Gratitude now billows through dilating pupils into the space, replacing the sadness, the loss, grateful even, even to him, yes, maybe specially to him, and now there is not a shred of confusion, and slowly, gently, selfhood is encountered staring at a pale white sun, and a cawing emptiness is somewhere, like glimpsing, through a forest edge, the thick light of a gathering dusk that was never quite day and will never quite be night and, out of the corner of an all-seeing awareness, two guards are still on top of him, they are grappling with handcuffs and there is blood on his head and streaks of red mess on the formica, and it occurs as a notion, hurtling initially towards the prison block, then forcing itself into the confines of the cell itself, then ricocheting off the walls with a frantic intention to be found, that, if this continues, there will be no way back; that there is something else that needs to be understood, a truth that can only be seen through cracks in glasses: a truth that all beings inherit the consequence of all the thoughts and deeds that have gone before; that every atom of everyone and everything is stained with the energy of the past, continued into creation in ever-changing architectures of incarnation, and made manifest until every scintilla of existence awakens to its responsibility to everyone and everything for collectively healing the wounds; and the notion, luminous now in every shadow of the cell, is clamouring that such cause cannot be served by a disembodied consciousness floundering in a futile effort to reconcile this tapestry of consequence; a sad spirit craving to make amends for what has foregone with neither limbs nor mouth to enact it; a hungry ghost hopelessly ensnared in an interminable bardo of becoming.

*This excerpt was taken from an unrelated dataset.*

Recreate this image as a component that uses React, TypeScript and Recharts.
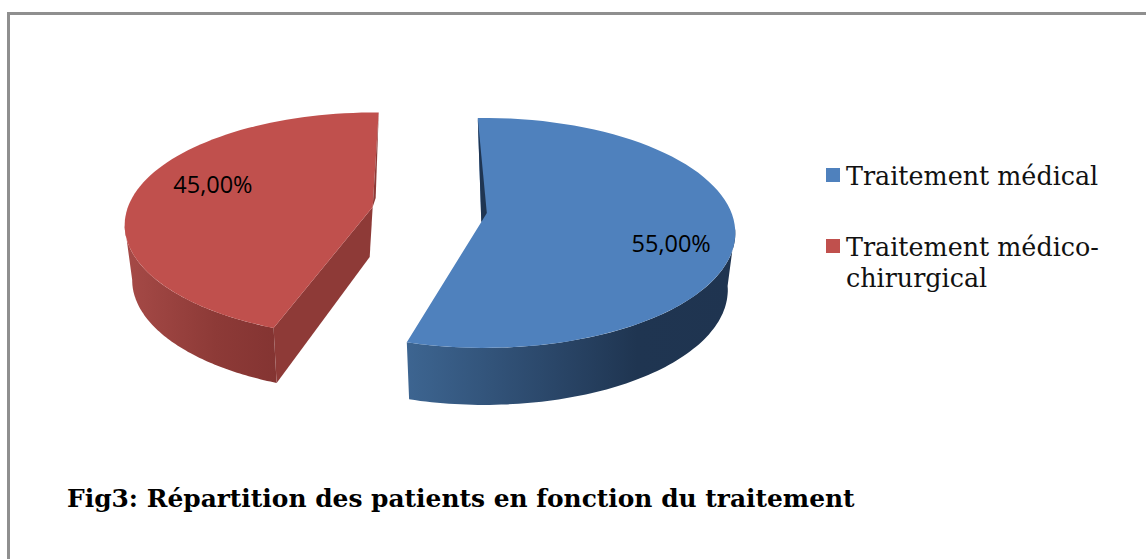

The all-seeing awareness now watches, intently, as one of the guards cups his hand under the jaw, suddenly remembering to push it up, careful not to touch the bruised and swollen neck, and something that felt insurmountable a moment ago melts away, and I’m aware of a clock on the wall whose second hand seemed another moment ago to stop if I looked at it … flickering, and I hear the second hand moving, and feel myself spinning down, at first like a sycamore spreading its seed, then gathering speed, whirling towards the centre of a vortex, buffeted by an irresistible force-field that funnels me back towards the unfolding drama, and I perceive air being forced into a chest that is part of me, and I feel it crepitating with every inflation, and I hear moaning coming from somewhere other than me, and now also from me, I feel it in my throat, and grunting and moaning, and a two-tone alarm getting louder, and more shouts coming ever closer, the smell of faeces and sweat, nausea, shivering, a crippling pain in my ribs, a metallic taste of blood, and then a face appearing right above me with a hazy halo around it. The face is drawn with tension, consternation written deeply on its forehead, and there are fine hairs on its smooth chin, and something dripping from its nose, and it's breathless mouth is starting to open in exultant triumph. I see that it is silhouetted against the harsh glare of a strip light with wires dangling from one end of the fitting, and for a split second I wonder whether it’s all true, whether it’s real or unreal, whether I’m awake or dreaming, and then I suppose that none of these things really matter in the way in which I would once have conceived them, and I urge myself to remember, whatever happens, remember.